What is to be printed is the span of lines starting at the one containing "Generate a web" and ending at the one containing "-0.5, -0.62, -0.8];", reproduced exactly with pictures left out.

═══ Data provided ═══

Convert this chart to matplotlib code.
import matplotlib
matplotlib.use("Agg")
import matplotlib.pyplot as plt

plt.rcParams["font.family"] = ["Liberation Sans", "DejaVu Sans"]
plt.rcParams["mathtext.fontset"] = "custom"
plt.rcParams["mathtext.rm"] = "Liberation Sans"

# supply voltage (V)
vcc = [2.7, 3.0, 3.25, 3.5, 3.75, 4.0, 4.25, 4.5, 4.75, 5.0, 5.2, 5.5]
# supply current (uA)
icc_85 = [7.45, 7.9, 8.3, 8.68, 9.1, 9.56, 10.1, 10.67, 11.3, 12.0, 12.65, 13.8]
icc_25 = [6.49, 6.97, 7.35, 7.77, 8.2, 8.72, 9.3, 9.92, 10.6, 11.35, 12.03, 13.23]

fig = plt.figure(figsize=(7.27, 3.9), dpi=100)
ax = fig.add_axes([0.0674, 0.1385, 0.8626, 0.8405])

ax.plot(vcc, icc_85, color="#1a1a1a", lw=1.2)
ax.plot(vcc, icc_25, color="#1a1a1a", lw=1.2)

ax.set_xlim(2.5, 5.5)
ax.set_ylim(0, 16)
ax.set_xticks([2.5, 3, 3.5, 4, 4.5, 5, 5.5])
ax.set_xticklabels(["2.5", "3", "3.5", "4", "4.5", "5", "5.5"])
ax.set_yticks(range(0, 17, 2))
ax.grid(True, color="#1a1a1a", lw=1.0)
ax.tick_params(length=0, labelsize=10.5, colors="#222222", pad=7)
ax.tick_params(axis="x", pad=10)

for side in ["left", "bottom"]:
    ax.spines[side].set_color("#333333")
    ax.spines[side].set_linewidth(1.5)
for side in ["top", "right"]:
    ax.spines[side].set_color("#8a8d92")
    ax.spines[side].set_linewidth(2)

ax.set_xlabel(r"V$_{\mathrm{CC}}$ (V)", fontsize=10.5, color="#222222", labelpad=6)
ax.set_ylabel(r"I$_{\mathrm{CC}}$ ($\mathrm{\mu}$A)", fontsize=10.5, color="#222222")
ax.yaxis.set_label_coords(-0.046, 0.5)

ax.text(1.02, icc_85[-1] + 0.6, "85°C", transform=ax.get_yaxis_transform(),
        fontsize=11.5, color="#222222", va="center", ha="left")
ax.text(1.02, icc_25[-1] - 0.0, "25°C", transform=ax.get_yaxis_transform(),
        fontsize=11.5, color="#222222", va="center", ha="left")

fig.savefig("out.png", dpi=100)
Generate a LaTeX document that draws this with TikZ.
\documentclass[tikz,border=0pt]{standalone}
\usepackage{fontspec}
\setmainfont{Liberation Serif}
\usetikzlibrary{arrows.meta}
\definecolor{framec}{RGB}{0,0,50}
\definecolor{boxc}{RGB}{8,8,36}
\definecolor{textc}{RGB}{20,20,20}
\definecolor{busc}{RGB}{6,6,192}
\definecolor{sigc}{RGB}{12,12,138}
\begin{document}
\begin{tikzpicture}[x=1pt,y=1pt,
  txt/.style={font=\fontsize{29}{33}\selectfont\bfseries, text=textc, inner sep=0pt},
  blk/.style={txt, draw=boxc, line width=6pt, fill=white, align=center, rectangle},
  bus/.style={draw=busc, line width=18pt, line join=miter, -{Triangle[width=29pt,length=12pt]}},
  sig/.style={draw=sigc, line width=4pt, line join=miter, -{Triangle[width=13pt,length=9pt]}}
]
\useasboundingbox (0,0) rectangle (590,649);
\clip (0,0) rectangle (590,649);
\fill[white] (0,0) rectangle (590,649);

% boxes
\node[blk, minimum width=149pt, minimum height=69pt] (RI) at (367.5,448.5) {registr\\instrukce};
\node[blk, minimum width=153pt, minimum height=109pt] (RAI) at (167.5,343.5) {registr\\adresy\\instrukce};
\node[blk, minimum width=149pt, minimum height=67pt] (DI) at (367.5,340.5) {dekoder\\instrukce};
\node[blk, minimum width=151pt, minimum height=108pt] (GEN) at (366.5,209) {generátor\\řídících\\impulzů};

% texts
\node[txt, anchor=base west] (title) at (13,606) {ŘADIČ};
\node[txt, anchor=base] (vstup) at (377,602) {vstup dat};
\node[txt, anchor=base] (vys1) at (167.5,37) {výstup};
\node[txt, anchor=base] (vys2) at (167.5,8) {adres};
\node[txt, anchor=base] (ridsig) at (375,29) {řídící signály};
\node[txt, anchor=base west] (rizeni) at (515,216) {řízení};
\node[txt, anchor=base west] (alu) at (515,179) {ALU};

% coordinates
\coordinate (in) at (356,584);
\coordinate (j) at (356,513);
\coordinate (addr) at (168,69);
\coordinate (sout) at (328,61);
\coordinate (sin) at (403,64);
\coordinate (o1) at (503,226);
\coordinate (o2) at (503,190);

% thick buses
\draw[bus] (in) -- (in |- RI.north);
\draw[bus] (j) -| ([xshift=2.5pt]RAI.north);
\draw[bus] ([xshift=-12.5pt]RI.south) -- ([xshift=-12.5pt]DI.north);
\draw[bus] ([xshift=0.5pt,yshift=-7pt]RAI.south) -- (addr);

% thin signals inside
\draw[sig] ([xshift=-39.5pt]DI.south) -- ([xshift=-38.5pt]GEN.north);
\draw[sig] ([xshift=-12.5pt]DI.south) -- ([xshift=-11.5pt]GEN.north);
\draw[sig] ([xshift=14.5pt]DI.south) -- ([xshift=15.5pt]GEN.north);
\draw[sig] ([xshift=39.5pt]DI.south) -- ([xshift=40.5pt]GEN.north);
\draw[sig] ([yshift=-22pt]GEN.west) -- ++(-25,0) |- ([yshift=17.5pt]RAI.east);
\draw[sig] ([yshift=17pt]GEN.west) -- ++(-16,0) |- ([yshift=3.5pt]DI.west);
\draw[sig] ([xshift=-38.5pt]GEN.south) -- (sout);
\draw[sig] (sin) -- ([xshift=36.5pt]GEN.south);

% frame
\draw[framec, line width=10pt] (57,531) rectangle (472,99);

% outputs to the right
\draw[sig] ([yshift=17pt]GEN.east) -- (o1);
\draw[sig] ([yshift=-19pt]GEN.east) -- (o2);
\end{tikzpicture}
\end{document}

═══
═══ Data provided ═══

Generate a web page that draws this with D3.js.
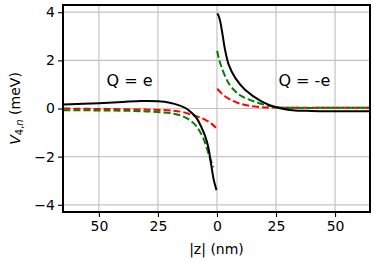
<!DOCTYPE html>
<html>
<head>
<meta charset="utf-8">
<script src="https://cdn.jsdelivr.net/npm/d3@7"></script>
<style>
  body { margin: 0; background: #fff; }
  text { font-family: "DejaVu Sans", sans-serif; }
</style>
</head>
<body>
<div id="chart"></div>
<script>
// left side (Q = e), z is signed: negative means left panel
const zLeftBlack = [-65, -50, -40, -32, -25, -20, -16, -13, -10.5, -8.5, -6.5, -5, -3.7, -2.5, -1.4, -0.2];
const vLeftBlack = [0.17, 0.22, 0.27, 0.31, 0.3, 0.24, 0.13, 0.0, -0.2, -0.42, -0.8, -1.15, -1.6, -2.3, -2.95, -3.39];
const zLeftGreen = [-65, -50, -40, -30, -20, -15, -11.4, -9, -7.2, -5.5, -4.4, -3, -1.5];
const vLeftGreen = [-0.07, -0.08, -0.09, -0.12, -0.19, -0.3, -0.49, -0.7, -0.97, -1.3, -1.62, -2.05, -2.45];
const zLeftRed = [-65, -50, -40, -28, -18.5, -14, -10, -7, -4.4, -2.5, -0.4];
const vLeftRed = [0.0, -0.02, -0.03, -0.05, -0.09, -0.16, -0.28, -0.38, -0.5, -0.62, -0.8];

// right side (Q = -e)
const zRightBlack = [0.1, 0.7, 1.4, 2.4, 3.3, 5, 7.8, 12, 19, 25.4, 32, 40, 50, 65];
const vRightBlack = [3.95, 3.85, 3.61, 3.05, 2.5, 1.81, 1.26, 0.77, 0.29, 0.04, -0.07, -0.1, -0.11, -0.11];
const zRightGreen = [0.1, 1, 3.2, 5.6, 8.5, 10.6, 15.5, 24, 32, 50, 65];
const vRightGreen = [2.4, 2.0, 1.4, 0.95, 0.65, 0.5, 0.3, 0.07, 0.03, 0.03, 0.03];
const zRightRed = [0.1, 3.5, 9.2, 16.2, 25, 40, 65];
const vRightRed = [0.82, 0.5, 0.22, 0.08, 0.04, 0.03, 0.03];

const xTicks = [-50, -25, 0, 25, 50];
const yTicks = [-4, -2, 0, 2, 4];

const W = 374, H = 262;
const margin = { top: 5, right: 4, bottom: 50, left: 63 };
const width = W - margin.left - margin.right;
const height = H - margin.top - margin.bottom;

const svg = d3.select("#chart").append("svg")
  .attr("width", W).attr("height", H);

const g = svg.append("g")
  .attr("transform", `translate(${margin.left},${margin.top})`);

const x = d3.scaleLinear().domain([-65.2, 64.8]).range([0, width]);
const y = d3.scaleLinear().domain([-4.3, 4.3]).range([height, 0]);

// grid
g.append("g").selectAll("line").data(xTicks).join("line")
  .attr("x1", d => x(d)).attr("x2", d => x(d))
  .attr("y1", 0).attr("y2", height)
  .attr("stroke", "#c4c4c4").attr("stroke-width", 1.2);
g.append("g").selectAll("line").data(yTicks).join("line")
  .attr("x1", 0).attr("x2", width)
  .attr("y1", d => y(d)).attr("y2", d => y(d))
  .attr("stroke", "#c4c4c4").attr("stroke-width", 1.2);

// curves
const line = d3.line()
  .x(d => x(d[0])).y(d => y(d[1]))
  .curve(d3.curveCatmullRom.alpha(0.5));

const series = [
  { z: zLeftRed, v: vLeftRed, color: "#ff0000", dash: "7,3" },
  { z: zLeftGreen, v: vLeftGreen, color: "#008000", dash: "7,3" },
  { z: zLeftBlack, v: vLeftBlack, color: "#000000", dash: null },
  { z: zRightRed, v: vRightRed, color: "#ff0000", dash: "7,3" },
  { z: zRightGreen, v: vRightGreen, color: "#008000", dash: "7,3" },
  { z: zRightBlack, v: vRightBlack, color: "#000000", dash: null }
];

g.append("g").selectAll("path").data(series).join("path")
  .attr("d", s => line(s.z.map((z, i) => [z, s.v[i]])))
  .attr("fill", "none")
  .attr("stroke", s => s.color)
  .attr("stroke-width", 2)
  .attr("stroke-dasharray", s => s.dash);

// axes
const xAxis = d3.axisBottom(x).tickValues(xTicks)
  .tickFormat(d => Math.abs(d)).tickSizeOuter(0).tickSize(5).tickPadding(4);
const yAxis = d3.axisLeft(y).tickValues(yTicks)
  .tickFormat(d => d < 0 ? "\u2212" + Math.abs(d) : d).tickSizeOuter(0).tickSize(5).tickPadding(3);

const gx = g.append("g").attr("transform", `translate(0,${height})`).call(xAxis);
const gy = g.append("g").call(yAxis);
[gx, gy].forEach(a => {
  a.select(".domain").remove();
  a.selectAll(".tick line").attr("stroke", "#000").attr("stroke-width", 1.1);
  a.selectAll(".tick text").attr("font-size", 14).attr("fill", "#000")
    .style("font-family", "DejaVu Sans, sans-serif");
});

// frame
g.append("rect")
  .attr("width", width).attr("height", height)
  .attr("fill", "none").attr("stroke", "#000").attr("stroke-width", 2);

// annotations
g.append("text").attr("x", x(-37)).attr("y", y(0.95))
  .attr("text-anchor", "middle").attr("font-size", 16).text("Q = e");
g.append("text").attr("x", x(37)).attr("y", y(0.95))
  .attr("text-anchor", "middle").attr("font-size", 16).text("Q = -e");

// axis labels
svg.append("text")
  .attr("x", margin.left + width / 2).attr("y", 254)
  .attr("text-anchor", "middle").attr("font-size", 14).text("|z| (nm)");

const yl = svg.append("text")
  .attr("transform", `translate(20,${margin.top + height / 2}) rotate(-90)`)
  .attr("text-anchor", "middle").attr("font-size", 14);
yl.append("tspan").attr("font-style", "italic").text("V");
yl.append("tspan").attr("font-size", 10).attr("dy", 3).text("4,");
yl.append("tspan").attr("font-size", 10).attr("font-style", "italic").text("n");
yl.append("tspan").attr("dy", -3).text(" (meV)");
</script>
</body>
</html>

═══
═══ Data provided ═══

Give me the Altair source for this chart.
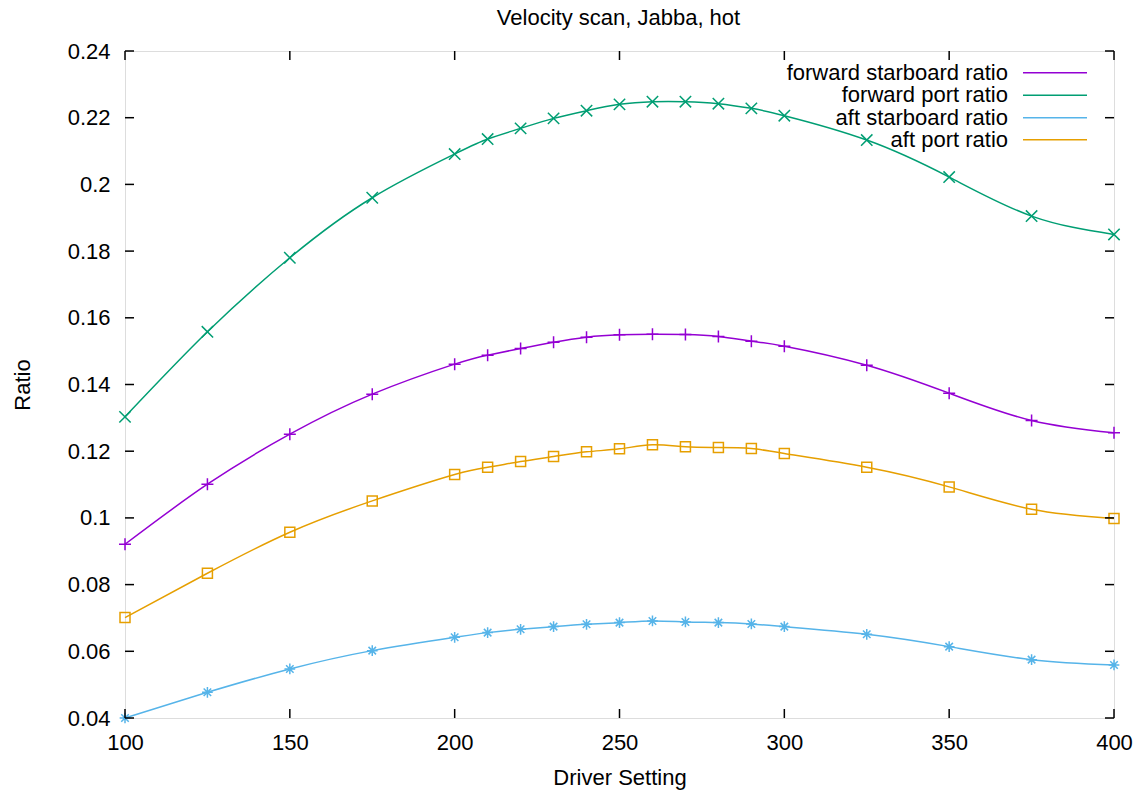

═══

■ Full solution
Generate a web page that draws this with D3.js.
<!DOCTYPE html>
<html>
<head>
<meta charset="utf-8">
<script src="https://cdn.jsdelivr.net/npm/d3@7"></script>
<style>
  body { margin: 0; background: #fff; }
  text { font-family: "DejaVu Sans", sans-serif; }
</style>
</head>
<body>
<div id="chart"></div>
<script>
// left side (Q = e), z is signed: negative means left panel
const zLeftBlack = [-65, -50, -40, -32, -25, -20, -16, -13, -10.5, -8.5, -6.5, -5, -3.7, -2.5, -1.4, -0.2];
const vLeftBlack = [0.17, 0.22, 0.27, 0.31, 0.3, 0.24, 0.13, 0.0, -0.2, -0.42, -0.8, -1.15, -1.6, -2.3, -2.95, -3.39];
const zLeftGreen = [-65, -50, -40, -30, -20, -15, -11.4, -9, -7.2, -5.5, -4.4, -3, -1.5];
const vLeftGreen = [-0.07, -0.08, -0.09, -0.12, -0.19, -0.3, -0.49, -0.7, -0.97, -1.3, -1.62, -2.05, -2.45];
const zLeftRed = [-65, -50, -40, -28, -18.5, -14, -10, -7, -4.4, -2.5, -0.4];
const vLeftRed = [0.0, -0.02, -0.03, -0.05, -0.09, -0.16, -0.28, -0.38, -0.5, -0.62, -0.8];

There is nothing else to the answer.